Roger Langley was born in Natick, Massachusetts on June 4, 1901. After graduating from Natick High School he went to Clark University in Worcester, Massachusetts and graduated with a Bachelor of Education degree. At State Teachers College in Fitchburg, Massachusetts he received his Master of Education degree. Langley was a teacher and athletic director at Eaglebrook Middle School in Deerfield, Massachusetts from 1924 to 1934. It was there that he started the nation’s first full time ski program for juniors. The school’s headmaster, Howard Gibbs, had approached Langley about the need for a winter recreation activity for students as the school did not have a gymnasium. Although no skier himself, Roger introduced it as a winter sport and Eaglebrook soon became one of the biggest junior ski clubs in the Eastern United states. Langley continued in the teaching profession and was the principal of High Plains School in Barre, Massachusetts from 1943 until his retirement. From his experience at Eaglebrook, however, he would devote a large part of his life to the promotion of ski sport. He served as an early director and vice-president of the United States Eastern Amateur Ski Association of America, an organization he joined in 1925.
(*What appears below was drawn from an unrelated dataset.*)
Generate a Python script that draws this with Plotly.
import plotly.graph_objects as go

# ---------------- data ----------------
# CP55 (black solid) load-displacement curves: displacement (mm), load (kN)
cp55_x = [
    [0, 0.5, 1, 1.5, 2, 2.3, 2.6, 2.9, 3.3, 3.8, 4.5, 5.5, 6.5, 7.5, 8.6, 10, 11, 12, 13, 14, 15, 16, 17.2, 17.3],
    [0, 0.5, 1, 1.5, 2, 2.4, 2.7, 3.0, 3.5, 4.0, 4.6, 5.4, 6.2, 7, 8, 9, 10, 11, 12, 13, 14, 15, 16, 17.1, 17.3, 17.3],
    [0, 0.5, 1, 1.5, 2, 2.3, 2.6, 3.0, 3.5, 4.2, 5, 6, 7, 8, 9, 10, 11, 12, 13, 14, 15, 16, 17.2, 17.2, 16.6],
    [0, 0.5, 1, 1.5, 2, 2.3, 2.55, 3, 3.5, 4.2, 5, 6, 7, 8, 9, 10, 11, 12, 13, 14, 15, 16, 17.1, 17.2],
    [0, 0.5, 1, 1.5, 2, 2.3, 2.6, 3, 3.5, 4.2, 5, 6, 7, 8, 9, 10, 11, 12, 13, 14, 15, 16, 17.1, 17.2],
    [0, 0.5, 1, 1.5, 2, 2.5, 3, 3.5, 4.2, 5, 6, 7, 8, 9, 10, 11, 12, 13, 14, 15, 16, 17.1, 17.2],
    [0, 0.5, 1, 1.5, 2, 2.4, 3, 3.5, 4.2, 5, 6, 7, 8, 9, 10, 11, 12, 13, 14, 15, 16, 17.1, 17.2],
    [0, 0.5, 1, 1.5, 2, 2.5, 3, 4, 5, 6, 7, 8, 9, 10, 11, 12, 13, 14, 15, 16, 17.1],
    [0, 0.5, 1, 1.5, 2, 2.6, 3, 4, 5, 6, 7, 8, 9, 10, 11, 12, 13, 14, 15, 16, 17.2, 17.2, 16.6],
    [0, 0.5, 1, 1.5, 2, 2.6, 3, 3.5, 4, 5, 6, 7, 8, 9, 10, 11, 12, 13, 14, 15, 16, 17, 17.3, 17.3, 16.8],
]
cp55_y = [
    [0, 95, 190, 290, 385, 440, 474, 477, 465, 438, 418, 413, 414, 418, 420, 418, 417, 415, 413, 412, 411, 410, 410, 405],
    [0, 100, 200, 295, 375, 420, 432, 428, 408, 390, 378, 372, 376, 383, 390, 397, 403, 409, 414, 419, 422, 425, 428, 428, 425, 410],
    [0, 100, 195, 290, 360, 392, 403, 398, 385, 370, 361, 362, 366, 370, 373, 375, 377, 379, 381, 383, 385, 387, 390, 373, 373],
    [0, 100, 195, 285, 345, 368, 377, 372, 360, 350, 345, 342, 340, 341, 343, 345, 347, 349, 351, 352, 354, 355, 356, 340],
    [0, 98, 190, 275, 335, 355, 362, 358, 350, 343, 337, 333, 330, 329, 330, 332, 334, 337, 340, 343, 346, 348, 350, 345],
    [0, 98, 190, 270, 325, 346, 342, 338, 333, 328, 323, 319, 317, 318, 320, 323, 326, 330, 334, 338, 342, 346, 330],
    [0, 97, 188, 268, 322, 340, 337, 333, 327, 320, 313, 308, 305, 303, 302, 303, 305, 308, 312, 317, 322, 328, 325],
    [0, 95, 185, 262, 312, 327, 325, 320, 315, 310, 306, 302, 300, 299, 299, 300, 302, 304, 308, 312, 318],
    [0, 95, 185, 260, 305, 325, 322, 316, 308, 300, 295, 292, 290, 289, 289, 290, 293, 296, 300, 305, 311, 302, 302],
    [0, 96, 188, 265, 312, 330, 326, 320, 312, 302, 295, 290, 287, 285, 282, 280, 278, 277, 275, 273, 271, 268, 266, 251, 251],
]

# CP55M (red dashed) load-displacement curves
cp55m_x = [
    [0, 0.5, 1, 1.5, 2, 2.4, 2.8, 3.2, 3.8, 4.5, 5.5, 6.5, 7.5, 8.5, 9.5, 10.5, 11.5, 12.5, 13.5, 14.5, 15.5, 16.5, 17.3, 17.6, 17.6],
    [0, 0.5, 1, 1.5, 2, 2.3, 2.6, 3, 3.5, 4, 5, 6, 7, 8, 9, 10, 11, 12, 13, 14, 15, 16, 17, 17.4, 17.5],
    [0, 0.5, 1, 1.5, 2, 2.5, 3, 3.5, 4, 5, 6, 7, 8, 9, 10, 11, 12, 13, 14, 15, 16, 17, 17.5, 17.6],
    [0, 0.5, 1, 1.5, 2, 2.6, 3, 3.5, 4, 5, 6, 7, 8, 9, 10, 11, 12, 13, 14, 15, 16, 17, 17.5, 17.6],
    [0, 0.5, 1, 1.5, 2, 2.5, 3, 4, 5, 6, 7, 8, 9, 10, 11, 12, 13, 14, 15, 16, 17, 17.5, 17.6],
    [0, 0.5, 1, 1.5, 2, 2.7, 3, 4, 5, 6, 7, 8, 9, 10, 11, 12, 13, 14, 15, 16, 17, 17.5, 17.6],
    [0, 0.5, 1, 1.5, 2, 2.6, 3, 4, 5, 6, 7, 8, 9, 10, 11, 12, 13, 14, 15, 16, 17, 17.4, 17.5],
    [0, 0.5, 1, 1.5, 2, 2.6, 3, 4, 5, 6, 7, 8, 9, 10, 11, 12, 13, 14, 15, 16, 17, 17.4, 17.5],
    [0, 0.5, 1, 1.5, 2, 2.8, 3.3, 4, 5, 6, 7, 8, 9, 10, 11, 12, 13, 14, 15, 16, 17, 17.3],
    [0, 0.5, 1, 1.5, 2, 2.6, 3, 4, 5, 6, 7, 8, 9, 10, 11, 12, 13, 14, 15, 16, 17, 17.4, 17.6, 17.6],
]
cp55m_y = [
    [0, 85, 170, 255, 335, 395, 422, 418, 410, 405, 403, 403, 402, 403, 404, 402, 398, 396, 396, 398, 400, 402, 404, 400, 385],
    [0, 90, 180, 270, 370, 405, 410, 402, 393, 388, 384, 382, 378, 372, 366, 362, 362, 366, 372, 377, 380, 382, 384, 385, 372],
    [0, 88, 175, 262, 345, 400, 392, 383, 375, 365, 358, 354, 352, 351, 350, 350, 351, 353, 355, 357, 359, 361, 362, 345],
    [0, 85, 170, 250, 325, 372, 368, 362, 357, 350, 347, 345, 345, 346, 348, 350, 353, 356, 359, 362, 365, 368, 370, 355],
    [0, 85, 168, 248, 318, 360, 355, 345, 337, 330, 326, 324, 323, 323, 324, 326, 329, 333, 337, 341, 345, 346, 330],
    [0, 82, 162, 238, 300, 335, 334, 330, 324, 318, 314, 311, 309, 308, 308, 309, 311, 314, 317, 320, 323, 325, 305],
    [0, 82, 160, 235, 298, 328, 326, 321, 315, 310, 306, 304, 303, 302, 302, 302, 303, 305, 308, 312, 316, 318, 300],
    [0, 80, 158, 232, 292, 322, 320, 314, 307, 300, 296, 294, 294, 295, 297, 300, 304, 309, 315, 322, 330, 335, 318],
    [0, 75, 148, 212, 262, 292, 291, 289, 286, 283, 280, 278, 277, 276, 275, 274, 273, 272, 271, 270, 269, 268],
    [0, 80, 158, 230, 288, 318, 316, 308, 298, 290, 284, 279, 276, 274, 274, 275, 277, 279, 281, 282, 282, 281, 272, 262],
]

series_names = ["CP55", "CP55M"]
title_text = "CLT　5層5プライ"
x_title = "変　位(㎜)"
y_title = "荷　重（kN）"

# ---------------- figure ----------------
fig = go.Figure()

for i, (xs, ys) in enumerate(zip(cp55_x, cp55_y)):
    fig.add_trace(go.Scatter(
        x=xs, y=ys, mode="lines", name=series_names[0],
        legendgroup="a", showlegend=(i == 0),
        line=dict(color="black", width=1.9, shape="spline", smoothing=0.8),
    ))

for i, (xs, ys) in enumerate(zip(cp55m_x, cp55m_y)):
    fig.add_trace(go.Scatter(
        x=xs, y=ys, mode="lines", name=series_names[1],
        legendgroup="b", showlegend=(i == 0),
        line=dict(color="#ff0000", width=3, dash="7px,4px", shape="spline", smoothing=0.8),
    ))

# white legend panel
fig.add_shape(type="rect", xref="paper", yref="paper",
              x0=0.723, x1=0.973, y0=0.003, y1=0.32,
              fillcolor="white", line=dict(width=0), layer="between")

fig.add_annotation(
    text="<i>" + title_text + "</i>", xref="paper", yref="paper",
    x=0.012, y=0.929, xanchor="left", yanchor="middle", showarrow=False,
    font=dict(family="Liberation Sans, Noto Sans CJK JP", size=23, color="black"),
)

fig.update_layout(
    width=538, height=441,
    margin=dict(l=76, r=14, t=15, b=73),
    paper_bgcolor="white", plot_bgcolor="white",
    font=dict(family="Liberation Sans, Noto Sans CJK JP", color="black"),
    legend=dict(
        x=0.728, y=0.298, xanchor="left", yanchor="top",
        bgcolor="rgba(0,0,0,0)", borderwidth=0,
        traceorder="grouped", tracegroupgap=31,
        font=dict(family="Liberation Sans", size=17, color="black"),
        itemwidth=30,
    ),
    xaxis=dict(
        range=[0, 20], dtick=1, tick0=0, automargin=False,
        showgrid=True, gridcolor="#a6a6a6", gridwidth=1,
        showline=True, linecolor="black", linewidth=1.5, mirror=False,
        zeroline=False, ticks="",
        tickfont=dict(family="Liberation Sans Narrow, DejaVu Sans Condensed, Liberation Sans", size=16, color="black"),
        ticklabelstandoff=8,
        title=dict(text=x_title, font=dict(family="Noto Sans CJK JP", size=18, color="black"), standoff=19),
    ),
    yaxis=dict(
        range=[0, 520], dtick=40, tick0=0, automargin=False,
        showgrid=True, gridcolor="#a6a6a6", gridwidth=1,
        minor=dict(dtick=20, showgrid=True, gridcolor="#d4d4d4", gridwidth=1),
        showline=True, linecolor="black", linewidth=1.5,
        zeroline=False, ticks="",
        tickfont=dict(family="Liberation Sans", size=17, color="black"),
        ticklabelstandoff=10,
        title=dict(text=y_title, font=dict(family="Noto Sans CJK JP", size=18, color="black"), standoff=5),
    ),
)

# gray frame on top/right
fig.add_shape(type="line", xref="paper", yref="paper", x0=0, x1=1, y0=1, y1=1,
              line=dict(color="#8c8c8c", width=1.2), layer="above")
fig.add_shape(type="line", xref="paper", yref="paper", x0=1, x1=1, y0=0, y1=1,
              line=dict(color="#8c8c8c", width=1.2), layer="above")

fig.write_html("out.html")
In 1932 Roger Langley became prominent on the national level, serving as secretary of the National Ski Association from 1932 until1936, president from 1936 to 1948 and was executive secretary from 1948 to 1954. He was also vice-president of F.I.S. from 1946 to 1951 and attended the F.I.S. congresses at Pao, France; Sohevinigen, Holland; Oslo, Norway and Innsbruck, Austria. He was instrumental in bringing about better relations with the International Olympic Committee and bringing the F.I.S. World Championships to the United States in 1950. Langley was a member of the Olympic Games Ski Committees of 1936, 1948, 1952 and 1956.
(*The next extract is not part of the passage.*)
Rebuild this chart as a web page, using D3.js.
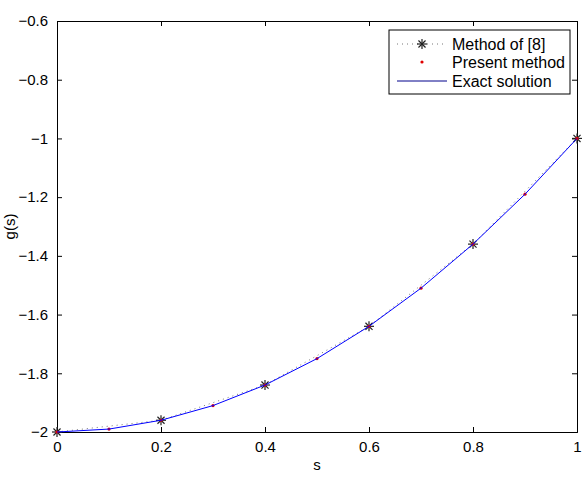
<!DOCTYPE html>
<html>
<head>
<meta charset="utf-8">
<script src="https://cdn.jsdelivr.net/npm/d3@7"></script>
<style>
  body { margin: 0; background: #fff; }
  text { font-family: "Liberation Sans", Arial, sans-serif; }
</style>
</head>
<body>
<div id="chart"></div>
<script>
var chartWidth = 584;
var chartHeight = 478;

// values
var sFine = [0, 0.1, 0.2, 0.3, 0.4, 0.5, 0.6, 0.7, 0.8, 0.9, 1];
var gExact = [-2, -1.99, -1.96, -1.91, -1.84, -1.75, -1.64, -1.51, -1.36, -1.19, -1];
var gPresent = [-2, -1.99, -1.96, -1.91, -1.84, -1.75, -1.64, -1.51, -1.36, -1.19, -1];
var sCoarse = [0, 0.2, 0.4, 0.6, 0.8, 1];
var gMethod8 = [-2, -1.96, -1.84, -1.64, -1.36, -1];
var xTicks = [0, 0.2, 0.4, 0.6, 0.8, 1];
var yTicks = [-2, -1.8, -1.6, -1.4, -1.2, -1, -0.8, -0.6];
var legendNames = ["Method of [8]", "Present method", "Exact solution"];

var margin = { left: 57, right: 7, top: 21, bottom: 46 };
var plotW = chartWidth - margin.left - margin.right;
var plotH = chartHeight - margin.top - margin.bottom;

var svg = d3.select("#chart")
  .append("svg")
  .attr("width", chartWidth)
  .attr("height", chartHeight);

var g = svg.append("g")
  .attr("transform", "translate(" + margin.left + "," + margin.top + ")");

var x = d3.scaleLinear().domain([0, 1]).range([0, plotW]);
var y = d3.scaleLinear().domain([-2, -0.6]).range([plotH, 0]);

var fmt = d3.format("");

// axes with inward ticks, MATLAB style box
var xAxis = g.append("g")
  .attr("transform", "translate(0," + plotH + ")")
  .call(d3.axisBottom(x).tickValues(xTicks).tickSize(-5).tickPadding(9).tickFormat(fmt));
var xTop = g.append("g")
  .call(d3.axisTop(x).tickValues(xTicks).tickSize(-5).tickFormat(""));
var yAxis = g.append("g")
  .call(d3.axisLeft(y).tickValues(yTicks).tickSize(-5).tickPadding(9).tickFormat(fmt));
var yRight = g.append("g")
  .attr("transform", "translate(" + plotW + ",0)")
  .call(d3.axisRight(y).tickValues(yTicks).tickSize(-5).tickFormat(""));

[xAxis, xTop, yAxis, yRight].forEach(function (a) {
  a.select(".domain").attr("stroke", "#000").attr("stroke-width", 1);
  a.selectAll(".tick line").attr("stroke", "#000");
  a.selectAll("text").attr("font-size", 15).attr("fill", "#000");
});

// axis labels
svg.append("text")
  .attr("x", margin.left + plotW / 2)
  .attr("y", 470)
  .attr("text-anchor", "middle")
  .attr("font-size", 15)
  .text("s");
svg.append("text")
  .attr("transform", "translate(15," + (margin.top + plotH / 2) + ") rotate(-90)")
  .attr("text-anchor", "middle")
  .attr("font-size", 15)
  .text("g(s)");

var lineGen = d3.line()
  .x(function (d) { return x(d[0]); })
  .y(function (d) { return y(d[1]); });

// Method of [8]: dotted line with asterisks
var method8 = sCoarse.map(function (s, i) { return [s, gMethod8[i]]; });
g.append("path")
  .datum(method8)
  .attr("d", lineGen)
  .attr("fill", "none")
  .attr("stroke", "#777")
  .attr("stroke-width", 1)
  .attr("stroke-dasharray", "1,4");

function asterisk(sel, r) {
  [0, 45, 90, 135].forEach(function (a) {
    var rad = a * Math.PI / 180;
    sel.append("line")
      .attr("x1", -r * Math.cos(rad)).attr("y1", -r * Math.sin(rad))
      .attr("x2", r * Math.cos(rad)).attr("y2", r * Math.sin(rad))
      .attr("stroke", "#222").attr("stroke-width", 1.2);
  });
}

g.selectAll(".star")
  .data(method8)
  .enter()
  .append("g")
  .attr("class", "star")
  .attr("transform", function (d) { return "translate(" + x(d[0]) + "," + y(d[1]) + ")"; })
  .each(function () { asterisk(d3.select(this), 5); });

// Present method: red dots
var present = sFine.map(function (s, i) { return [s, gPresent[i]]; });
g.selectAll(".dot")
  .data(present)
  .enter()
  .append("circle")
  .attr("class", "dot")
  .attr("cx", function (d) { return x(d[0]); })
  .attr("cy", function (d) { return y(d[1]); })
  .attr("r", 1.6)
  .attr("fill", "#e00000");

// Exact solution: blue line
var exact = sFine.map(function (s, i) { return [s, gExact[i]]; });
g.append("path")
  .datum(exact)
  .attr("d", lineGen)
  .attr("fill", "none")
  .attr("stroke", "#0000ff")
  .attr("stroke-width", 1);

// Legend
var legend = svg.append("g").attr("transform", "translate(389,30)");
legend.append("rect")
  .attr("width", 181)
  .attr("height", 64)
  .attr("fill", "#fff")
  .attr("stroke", "#000")
  .attr("stroke-width", 1);

var rowY = [14, 32, 51];
legendNames.forEach(function (name, i) {
  var row = legend.append("g").attr("transform", "translate(0," + rowY[i] + ")");
  if (i === 0) {
    row.append("line").attr("x1", 8).attr("x2", 58).attr("y1", 0).attr("y2", 0)
      .attr("stroke", "#777").attr("stroke-dasharray", "1,4");
    asterisk(row.append("g").attr("transform", "translate(33,0)"), 5);
  } else if (i === 1) {
    row.append("circle").attr("cx", 33).attr("cy", 0).attr("r", 1.6).attr("fill", "#e00000");
  } else {
    row.append("line").attr("x1", 8).attr("x2", 58).attr("y1", 0).attr("y2", 0)
      .attr("stroke", "#00008b").attr("stroke-width", 1);
  }
  row.append("text")
    .attr("x", 63)
    .attr("y", 6)
    .attr("font-size", 16)
    .text(name);
});
</script>
</body>
</html>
Despite serving on all the national and international committees Roger Langley still had the time and energy to be the editor of the American Ski Annual from 1941 to 1954, a monumental task in itself. In 1949 Roger was elected honorary director of the USEASA and was awarded honorary life membership in the organization. He served as its president from 1956 to 1958.

Roger was also instrumental in establishing the National Ski Patrol System and was designated as Patrolman number 1 by its founder and National Director, Minot Dole. In 1946 he was awarded the National Ski Patrol System trophy, in 1947 he was awarded the prestigious Julius Blegen Award and in 1953 he received the American Ski Trophy.

Langley was a historian and wrote much about the early ski history of the United States in newspaper articles and in articles for the American Ski Annuals. A staunch supporter of the U.S. National ski Hall of Fame, Langley along with Arthur Barth and Harold Grinden, proposed in 1944 that the National ski Museum be established in Ishpeming. His influence was felt in every quarter of skiing.

Roger Langley was elected to the U.S. National Ski Hall of Fame in 1958.